Nickolas and colleagues have shown that urine from patients with CKD display multiple forms of NGAL. ¹⁰³ While the majority of NGAL was monomeric, several larger forms were also detectable, likely representing trimeric forms and perhaps complexes with other proteins. However, only the monomeric form of NGAL correlated inversely with estimated GFR, and directly with degree of tubular atrophy and interstitial fibrosis on kidney biopsies. ¹⁰³ The NGAL ARCHITECT platform detected predominantly the monomeric form, ¹⁰³ and commercial NGAL ELISAs also detect predominantly the monomeric form and correlate strongly with the ARCHITECT platform, ³⁴ rendering them both potentially useful tools for exploring the role of urine NGAL in AKI and CKD.

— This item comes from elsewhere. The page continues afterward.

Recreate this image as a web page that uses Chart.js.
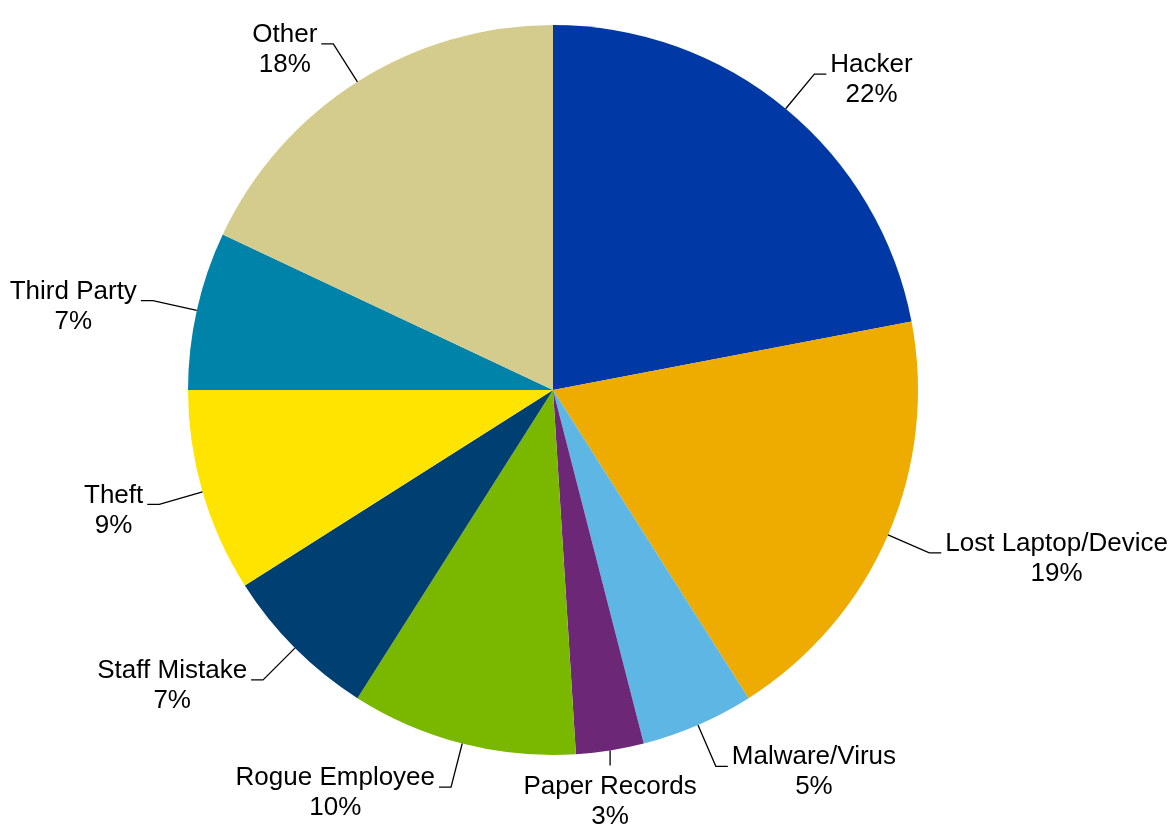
<!DOCTYPE html>
<html>
<head>
<meta charset="utf-8">
<script src="https://cdn.jsdelivr.net/npm/chart.js@4.4.0/dist/chart.umd.min.js"></script>
<style>
    html, body { margin: 0; padding: 0; background: #ffffff; }
    #breach-chart-wrap { width: 1176px; height: 830px; }
</style>
</head>
<body>
<div id="breach-chart-wrap"><canvas id="breach-chart" width="1176" height="830"></canvas></div>
<script>
let causeLabels = ["Hacker", "Lost Laptop/Device", "Malware/Virus", "Paper Records",
    "Rogue Employee", "Staff Mistake", "Theft", "Third Party", "Other"];
let causeShares = [22, 19, 5, 3, 10, 7, 9, 7, 18];
let sliceColors = ["#0039a6", "#eeab00", "#5eb6e4", "#6c2777", "#7ab800",
    "#003f72", "#ffe400", "#0083a9", "#d3cc8d"];

const labelFont = '26px "Liberation Sans", Arial, sans-serif';
const lineGap = 30;

// draws "Name / NN%" outside each slice with a bent leader line
const outsideLabels = {
    id: "outsideLabels",
    afterDatasetsDraw: function (chart) {
        let ctx = chart.ctx;
        let meta = chart.getDatasetMeta(0);
        ctx.save();
        ctx.font = labelFont;
        ctx.fillStyle = "#000000";
        ctx.strokeStyle = "#000000";
        ctx.lineWidth = 1.3;
        ctx.textAlign = "center";
        ctx.textBaseline = "middle";
        meta.data.forEach(function (arc, i) {
            let p = arc.getProps(["x", "y", "startAngle", "endAngle", "outerRadius"], true);
            let mid = (p.startAngle + p.endAngle) / 2;
            let cos = Math.cos(mid);
            let sin = Math.sin(mid);
            let sx = p.x + p.outerRadius * cos;
            let sy = p.y + p.outerRadius * sin;
            let lines = [chart.data.labels[i], chart.data.datasets[0].data[i] + "%"];
            let width = Math.max.apply(null, lines.map(function (t) {
                return ctx.measureText(t).width;
            }));
            let tx, ty;
            ctx.beginPath();
            ctx.moveTo(sx, sy);
            if (Math.abs(cos) < 0.2 && sin > 0) {
                // slice at the bottom: short drop, label underneath
                ctx.lineTo(sx, sy + 15);
                tx = sx;
                ty = sy + 51;
            } else {
                let ex = sx + 45 * cos;
                let ey = sy + 45 * sin;
                let dir = cos >= 0 ? 1 : -1;
                ctx.lineTo(ex, ey);
                ctx.lineTo(ex + 12 * dir, ey);
                tx = ex + dir * (16 + width / 2);
                ty = ey + 6;
            }
            ctx.stroke();
            ctx.fillText(lines[0], tx, ty - lineGap / 2);
            ctx.fillText(lines[1], tx, ty + lineGap / 2);
        });
        ctx.restore();
    },
};

let canvas = document.getElementById("breach-chart");
window.breachChart = new Chart(canvas, {
    type: "pie",
    data: {
        labels: causeLabels,
        datasets: [
            {
                data: causeShares,
                backgroundColor: sliceColors,
                borderWidth: 0,
                hoverOffset: 0,
            },
        ],
    },
    options: {
        responsive: false,
        animation: false,
        layout: {
            padding: { left: 188, right: 258, top: 25, bottom: 75 },
        },
        plugins: {
            legend: false,
            tooltip: { enabled: false },
        },
    },
    plugins: [outsideLabels],
});
</script>
</body>
</html>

Other limitations of NGAL as an AKI Biomarker

The information provided by tubule damage biomarker concentrations has other limitations. Although the majority of NGAL in urine or blood derives from the injured kidney, non-renal NGAL sources have been reported that might adversely affect the diagnostic accuracy. ¹ The effect of CKD on the accuracy of NGAL for AKI prediction or differentiation from prerenal states remains a confounding factor that is open to further research. The available data suggest that patients with stable CKD display low concentrations of NGAL similar to normal controls, but those with progressive CKD may exhibit higher concentrations that may approach those seen in prerenal states or even in mild forms of AKI. The lack of a gold standard AKI definition, the lack of specific cut-off values for NGAL and differences in clinical assay characteristics are additional limitations to the widespread use of NGAL in clinical practice at the present time.

We recommend that future clinical studies using NGAL should employ the STARD criteria during study planning, and should be conducted as multicentre, multimarker and multitime point studies that employ pertinent clinical end points (and not merely creatinine-based endpoints) to further verify the diagnostic and prognostic value of NGAL. Attention should also be paid to the clinicians’ best guess at the bedside for AKI prediction, and biomarkers should demonstrate added value beyond clinical risk scores. In addition, freshly collected urine or blood specimens with NGAL measurement on clinical laboratory platforms or point-of-care devices reflecting closest proximity to clinical practice should be used. Further clinical and experimental characterization of patient groups according to magnitude, duration and type of renal function loss and tubular damage is needed to better understand the syndrome of AKI. Finally, large interventional trials are needed where therapeutic decisions are made based on clinical scoring and NGAL concentrations in a randomized fashion focusing on patient-relevant outcomes. A multimodal approach of clinical and biomarker-assisted decision-making for AKI prediction and treatment is likely to be most promising.